More than three years after the Steamship Authority began investigating the potential for electrified ferries, the boat line is no closer to reducing its dependence on diesel fuel.

The SSA, which is required by state law to fund its operating budget from ticket sales, would need tens of millions of additional dollars to develop its first hybrid or all-electric ferry and charging system, ferry line officials said this week.

“This will be a heavy lift for us,” general manager Robert Davis said at Tuesday’s monthly meeting of the boat line board of governors.

A 2022 study by Seattle-based Elliott Bay Design Group found that the regional electrical grid does not have enough power to charge electric ferries.

“We’d be effectively browning out the villages if we were to do it that way,” Mr. Davis said.

An alternative system that would trickle-charge the vessels was estimated in 2022 to cost between $10 million and $12 million, he said.

The Steamship Authority has been applying for grants aimed at reducing diesel pollution, but so far has not received any, Mr. Davis said.

“We continue to try,” he said.

Board chair James Malkin said the present federal administration is unlikely to lend a hand.

“Given the current environment in [Washington] D.C., I think we have an opportunity to take some time and examine what the best options are for the Steamship Authority to look at alternative energy going forward,” said Mr. Malkin, who represents Martha’s Vineyard on the Steamship board. 

Regardless of funding issues, Mr. Davis said Elliott Bay Design Group is now determining the SSA’s emissions across all its operations, including buses, as of the year 1990.

That is the baseline year specified by the state of Massachusetts in its decarbonization goals, which call for an 85 per cent reduction in emissions by 2050.

After establishing the 1990 baseline, Mr. Davis said, the next step would be to explore converting an existing Steamship Authority vessel to hybrid or alternative propulsion.

Electric ferries are not yet widespread, he said, noting a recent nationwide vessel census that found just four electric ferries operating in the United States.

Washington State Ferries, which has the largest ferry fleet in the country, expects to have its first hybrid-electric vessel go into service in 2029. That ferry service, which, unlike the Steamship, is part of the state department of transportation and receives tax dollars, has already secured more than $1 billion for conversion of its vessels.

Among other business Tuesday, the SSA board voted to continue the Islanders-only standby service for same-day travel, known as the blue line, through the rest of the year. 

Since it was introduced in January, the blue line has been used more than 800 times by motorists leaving the Vineyard on excursion fares and more than 400 times to return from Woods Hole, director of shoreside operations Alison Fletcher told the board.

Only Island-based vehicles that are registered for the Steamship Authority’s excursion rates are eligible for the blue line. All others must travel by advance reservation at full fares.

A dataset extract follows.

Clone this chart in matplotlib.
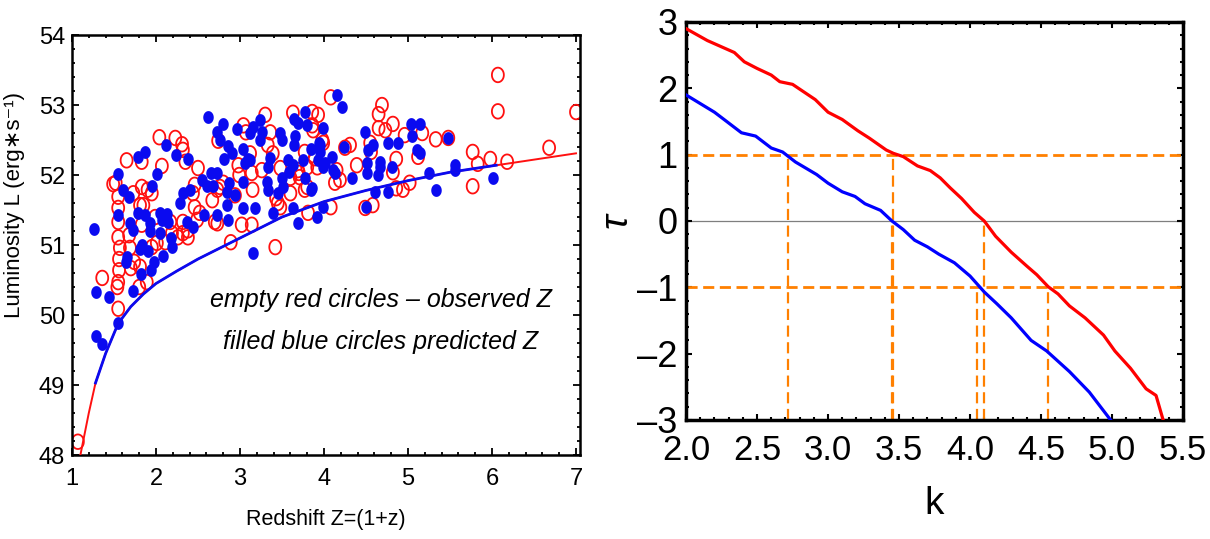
import numpy as np
import matplotlib
matplotlib.use("Agg")
import matplotlib.pyplot as plt
from matplotlib.path import Path
from matplotlib.ticker import MultipleLocator

FAMILY = ["Liberation Sans", "DejaVu Sans"]
plt.rcParams["font.family"] = FAMILY

# ---------------- Luminosity vs redshift: GRB sample ----------------
z_observed = [1.07, 1.36, 1.54, 1.55, 1.55, 1.56, 1.56, 1.57, 1.55, 1.68, 1.69, 1.70, 1.74,
              1.81, 1.89, 1.80, 1.83, 1.85, 1.95, 2.01, 2.11, 2.19, 2.17, 2.26, 2.32, 2.38,
              2.38, 2.32, 2.46, 2.52, 2.70, 2.89, 3.02, 1.49, 1.52, 1.55, 1.55, 1.55, 1.65,
              1.83, 1.83, 1.90, 1.95, 1.73, 1.81, 1.99, 2.04, 2.23, 2.31, 2.32, 2.07, 2.35,
              2.50, 2.46, 2.44, 2.49, 2.73, 2.67, 2.73, 2.76, 2.80, 2.94, 2.74, 2.98, 2.99,
              3.04, 3.07, 3.14, 3.26, 3.30, 3.36, 3.33, 3.39, 3.12, 3.48, 3.42, 3.45, 3.14,
              3.48, 3.43, 3.60, 3.60, 3.63, 3.69, 3.71, 3.80, 3.86, 3.93, 3.86, 3.87, 3.77,
              3.98, 3.92, 3.80, 3.81, 3.70, 4.08, 3.99, 3.89, 3.77, 4.15, 4.19, 4.13, 4.25,
              4.31, 4.39, 4.08, 4.69, 4.65, 4.65, 4.73, 4.82, 4.55, 4.56, 4.86, 4.96, 5.17,
              5.12, 5.33, 5.48, 4.86, 4.94, 5.02, 4.49, 4.58, 4.82, 5.77, 5.83, 5.98, 6.18,
              5.77, 6.07, 6.07, 6.68, 7.00, 3.15]
L_observed = [48.19, 50.53, 50.40, 50.09, 50.47, 50.64, 50.80, 50.96, 51.11, 51.14, 50.96,
              50.67, 50.76, 50.69, 50.47, 50.40, 51.29, 51.57, 50.97, 51.03, 51.04, 51.17,
              51.33, 51.11, 51.17, 51.11, 51.21, 51.33, 51.54, 51.46, 51.33, 51.04, 51.29,
              51.87, 51.89, 51.69, 51.53, 51.33, 52.21, 52.19, 51.83, 51.79, 51.74, 51.74,
              51.57, 51.40, 52.54, 52.53, 52.44, 52.36, 52.13, 52.19, 52.10, 51.86, 51.74,
              51.36, 51.79, 51.64, 51.31, 51.83, 51.89, 51.71, 52.49, 52.14, 52.00, 52.71,
              52.61, 52.03, 52.07, 52.86, 52.61, 52.43, 52.31, 52.31, 52.10, 50.97, 51.60,
              51.29, 51.54, 51.67, 51.96, 51.74, 52.89, 52.07, 51.97, 52.11, 52.90, 52.86,
              52.71, 52.64, 52.33, 52.50, 52.11, 51.83, 51.46, 52.03, 53.11, 52.46, 52.24,
              51.79, 52.07, 51.93, 51.89, 52.39, 52.43, 52.14, 51.54, 53.00, 52.87, 52.67,
              52.64, 52.73, 52.46, 52.33, 52.23, 52.57, 52.60, 52.26, 52.51, 52.53, 51.81,
              51.79, 51.89, 51.53, 51.57, 52.04, 52.33, 52.16, 52.23, 52.19, 51.84, 52.91,
              53.43, 52.39, 52.90, 51.79]

z_predicted = [1.26, 1.29, 1.29, 1.36, 1.44, 1.55, 1.55, 1.61, 1.68, 1.55, 1.69, 1.73, 1.79,
               1.87, 1.93, 2.05, 2.13, 2.14, 2.07, 1.95, 2.01, 1.79, 1.87, 2.12, 2.24, 2.38,
               1.65, 1.64, 1.81, 1.83, 1.90, 1.73, 1.82, 1.94, 1.98, 2.08, 2.19, 2.18, 2.05,
               1.93, 2.29, 2.37, 2.44, 2.32, 2.40, 2.55, 2.65, 2.73, 2.61, 2.68, 2.57, 2.73,
               2.85, 2.86, 3.04, 2.87, 2.85, 2.94, 2.62, 2.80, 2.73, 2.96, 2.76, 2.86, 2.90,
               2.81, 3.04, 3.06, 3.10, 3.04, 3.15, 3.15, 3.24, 3.26, 3.24, 3.12, 3.12, 3.36,
               3.33, 3.32, 3.33, 3.48, 3.50, 3.50, 3.51, 3.45, 3.57, 3.63, 3.58, 3.64, 3.69,
               3.77, 3.80, 3.65, 3.64, 3.75, 3.77, 3.85, 3.95, 3.95, 3.93, 3.99, 3.99, 3.86,
               4.10, 4.11, 4.13, 4.15, 4.21, 4.24, 4.33, 4.49, 4.58, 4.52, 4.51, 4.51, 4.67,
               4.67, 4.64, 4.61, 4.50, 4.76, 4.88, 4.81, 4.76, 5.04, 5.14, 5.05, 5.11, 5.14,
               5.25, 5.33, 5.48, 5.56, 5.56, 6.01, 3.92, 3.99, 3.69, 3.39, 3.63, 3.18, 3.85,
               3.94, 4.01]
L_predicted = [51.23, 50.33, 49.70, 49.59, 50.26, 49.89, 52.01, 51.79, 51.69, 51.43, 51.31,
               51.21, 51.46, 51.43, 51.31, 51.46, 51.44, 51.33, 51.36, 51.84, 52.01, 52.26,
               52.33, 52.43, 52.29, 52.23, 50.83, 50.76, 50.94, 51.00, 50.91, 50.34, 50.59,
               50.64, 50.76, 50.84, 50.97, 51.10, 51.17, 51.20, 51.60, 51.33, 51.26, 51.74,
               51.79, 51.93, 52.03, 52.03, 51.84, 51.84, 51.43, 51.43, 51.57, 51.36, 51.53,
               51.89, 51.76, 51.71, 52.83, 52.73, 52.61, 52.66, 52.50, 52.41, 52.31, 52.23,
               52.37, 52.17, 52.23, 51.90, 50.89, 52.69, 52.79, 52.61, 52.50, 52.60, 52.21,
               52.24, 52.11, 51.90, 51.79, 52.60, 52.50, 51.96, 51.83, 51.74, 52.21, 52.14,
               52.04, 52.80, 52.74, 52.90, 52.71, 52.56, 52.43, 52.21, 51.96, 52.37, 52.43,
               52.33, 52.21, 52.11, 52.67, 51.81, 52.26, 52.07, 52.03, 53.14, 52.97, 52.40,
               51.96, 52.61, 52.43, 52.36, 52.17, 52.03, 52.19, 52.11, 52.00, 51.76, 51.54,
               52.46, 52.46, 52.11, 51.76, 52.73, 52.73, 52.56, 52.36, 52.31, 52.03, 51.79,
               52.53, 52.14, 52.07, 51.96, 51.40, 51.54, 51.31, 51.46, 51.53, 51.53, 51.79,
               52.46, 52.17]

# Flux-limit threshold curves
z_limit_obs = [1.10, 1.15, 1.20, 1.28, 1.40, 1.55, 1.70, 1.85, 2.00, 2.25, 2.50, 2.75, 3.00,
               3.50, 4.00, 4.50, 5.00, 5.50, 6.00, 6.50, 7.00]
L_limit_obs = [48.00, 48.30, 48.60, 49.03, 49.45, 49.88, 50.12, 50.30, 50.45, 50.63, 50.80,
               50.95, 51.10, 51.40, 51.62, 51.78, 51.92, 52.04, 52.13, 52.22, 52.31]
z_limit_pred = [1.28, 1.40, 1.55, 1.70, 1.85, 2.00, 2.25, 2.50, 2.75, 3.00, 3.50, 4.00, 4.50,
                5.00, 5.50, 6.05]
L_limit_pred = [49.03, 49.45, 49.88, 50.12, 50.30, 50.45, 50.63, 50.80, 50.95, 51.10, 51.40,
                51.62, 51.78, 51.92, 52.04, 52.14]

# ---------------- Kendall tau statistic vs k ----------------
k_obs = [2.00, 2.15, 2.34, 2.41, 2.50, 2.60, 2.66, 2.75, 2.91, 3.00, 3.10, 3.21, 3.29, 3.41,
         3.46, 3.53, 3.63, 3.72, 3.79, 3.86, 3.94, 4.03, 4.10, 4.18, 4.29, 4.40, 4.47, 4.55,
         4.62, 4.70, 4.81, 4.94, 5.02, 5.13, 5.24, 5.31, 5.36]
tau_obs = [2.90, 2.72, 2.54, 2.40, 2.30, 2.20, 2.10, 2.06, 1.83, 1.64, 1.53, 1.36, 1.25,
           1.07, 1.02, 0.97, 0.83, 0.76, 0.65, 0.50, 0.34, 0.13, 0.00, -0.23, -0.47, -0.68,
           -0.81, -0.99, -1.10, -1.28, -1.46, -1.72, -1.96, -2.22, -2.53, -2.63, -3.00]
k_pred = [2.00, 2.10, 2.20, 2.28, 2.39, 2.49, 2.60, 2.68, 2.77, 2.92, 3.00, 3.10, 3.19, 3.26,
          3.37, 3.45, 3.53, 3.61, 3.70, 3.78, 3.89, 4.00, 4.10, 4.19, 4.29, 4.43, 4.54, 4.70,
          4.84, 4.99]
tau_pred = [1.90, 1.77, 1.64, 1.51, 1.33, 1.28, 1.10, 1.04, 0.89, 0.70, 0.57, 0.44, 0.37,
            0.26, 0.16, 0.00, -0.13, -0.29, -0.39, -0.50, -0.63, -0.83, -1.07, -1.25, -1.46,
            -1.80, -1.96, -2.27, -2.58, -3.00]

tau_levels = [1, -1]
k_guides = [2.72, 3.46, 3.45, 4.05, 4.10, 4.55]
tau_guide_tops = [1, 1, 0, -1, 0, -1]

# ---------------- figure ----------------
fig = plt.figure(figsize=(12.1, 5.39), dpi=100)

theta = np.linspace(0, 2 * np.pi, 64)
oval = Path(np.column_stack([0.82 * np.cos(theta), np.sin(theta)]), closed=True)

ax1 = fig.add_axes([0.0595, 0.1558, 0.42, 0.7792])
ax1.scatter(z_observed, L_observed, marker=oval, s=110, facecolors="none",
            edgecolors="#FF1010", linewidths=1.3, zorder=2)
ax1.scatter(z_predicted, L_predicted, marker=oval, s=85, color="#0A0AF0",
            linewidths=0, zorder=3)
ax1.plot(z_limit_obs, L_limit_obs, color="#FF1010", lw=1.4, zorder=4)
ax1.plot(z_limit_pred, L_limit_pred, color="#0A0AF0", lw=2.0, zorder=5)
ax1.set_xlim(1, 7.05)
ax1.set_ylim(48, 54)
ax1.xaxis.set_major_locator(MultipleLocator(1))
ax1.xaxis.set_minor_locator(MultipleLocator(0.2))
ax1.yaxis.set_major_locator(MultipleLocator(1))
ax1.yaxis.set_minor_locator(MultipleLocator(0.2))
ax1.tick_params(which="both", direction="in", top=True, right=True, width=1.3)
ax1.tick_params(axis="y", labelsize=17, pad=5)
ax1.tick_params(axis="x", labelsize=17, pad=9)
ax1.tick_params(which="major", length=5)
ax1.tick_params(which="minor", length=2.5)
for sp in ax1.spines.values():
    sp.set_linewidth(1.8)
ax1.set_xlabel("Redshift Z=(1+z)", fontsize=15.5, labelpad=14)
ax1.set_ylabel("Luminosity L (erg\u2217s\u207b\u00b9)", fontsize=16)
ax1.yaxis.set_label_coords(-0.092, 0.595)
ax1.text(0.608, 0.369, "empty red circles \u2013 observed Z", transform=ax1.transAxes,
         ha="center", va="center", fontsize=18, style="italic")
ax1.text(0.608, 0.269, "filled blue circles predicted Z", transform=ax1.transAxes,
         ha="center", va="center", fontsize=18, style="italic")

ax2 = fig.add_axes([0.567, 0.2208, 0.4107, 0.7384])
ax2.axhline(0, color="#7F7F7F", lw=0.9, zorder=1)
orange = "#FF8000"
for lvl in tau_levels:
    ax2.axhline(lvl, color=orange, lw=2.0, linestyle=(0, (4, 2)), zorder=2)
for kg, top in zip(k_guides, tau_guide_tops):
    ax2.plot([kg, kg], [-3, top], color=orange, lw=1.6, linestyle=(0, (5, 2.5)), zorder=2)
ax2.plot(k_obs, tau_obs, color="#FF0000", lw=2.3, zorder=3)
ax2.plot(k_pred, tau_pred, color="#0000FF", lw=2.3, zorder=3)
ax2.set_xlim(2, 5.5)
ax2.set_ylim(-3, 3)
ax2.xaxis.set_major_locator(MultipleLocator(0.5))
ax2.xaxis.set_minor_locator(MultipleLocator(0.1))
ax2.yaxis.set_major_locator(MultipleLocator(1))
ax2.yaxis.set_minor_locator(MultipleLocator(0.2))
ax2.xaxis.set_major_formatter(plt.FuncFormatter(lambda v, p: f"{v:.1f}"))
ax2.yaxis.set_major_formatter(plt.FuncFormatter(lambda v, p: f"{v:.0f}".replace("-", "\u2013")))
ax2.tick_params(which="both", direction="in", top=True, right=True, width=1.5)
ax2.tick_params(axis="x", labelsize=25, pad=10)
ax2.tick_params(axis="y", labelsize=26, pad=6)
ax2.tick_params(which="major", length=4)
ax2.tick_params(which="minor", length=2)
for sp in ax2.spines.values():
    sp.set_linewidth(2.5)
ax2.set_xlabel("k", fontsize=28, labelpad=14)
ax2.set_ylabel("\u03c4", fontsize=28, labelpad=2, style="italic")

fig.savefig("out.png", dpi=100)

The system has been received well by Islanders, Ms. Fletcher said, except in cases where they did not understand the nature of the blue line.

“We have had numerous customers be confused [and] think it’s automatically going to get them onto the next boat,” she said.

“We have to continue to push out the education on the blue line, so people know that it’s not a guarantee,” Ms. Fletcher said.

The Steamship Authority also has introduced a call-back system so that people in the blue line may leave their cars to shop or eat, knowing they’ll be called when they need to be back in the line.

The boat line is limiting standby travel to reduce congestion at the Woods Hole terminal during its final year of reconstruction, Ms. Fletcher said. 

The Vineyard Haven terminal was slated for transfer bridge replacements this year, but that work has been postponed, she said.

Also Tuesday, the board of governors heard an update on planned repairs to a berthing dolphin in Nantucket that got bumped by a ferry earlier this month.

After spending $32,000 for an underwater inspection by divers, Mr. Davis said, the structure was determined to be sound from the water surface to the seabed.

Damage above the waterline will be repaired next month, and the Steamship Authority also will inspect all of the other dolphins at the Nantucket terminal as a precautionary measure, he said.

The offshore dolphins, which serve to extend the berthing area, are subject to knocks and bumps as ferries make their way to and from the slips, Mr. Davis said.

The governing board also received a report on the SSA’s annual financial audit by the firm RSM US.

Auditor Valerie Coleman said the Steamship Authority fared well overall, but needs to tighten up its data access for employees.

“The access levels were inappropriate for certain individuals [and] that did cause us to have a little bit of a red flag,” Ms. Coleman said.

“We went through the process of asking, were those individuals able to manipulate and change anything? [But] there was no manipulation of data that was found,” she said.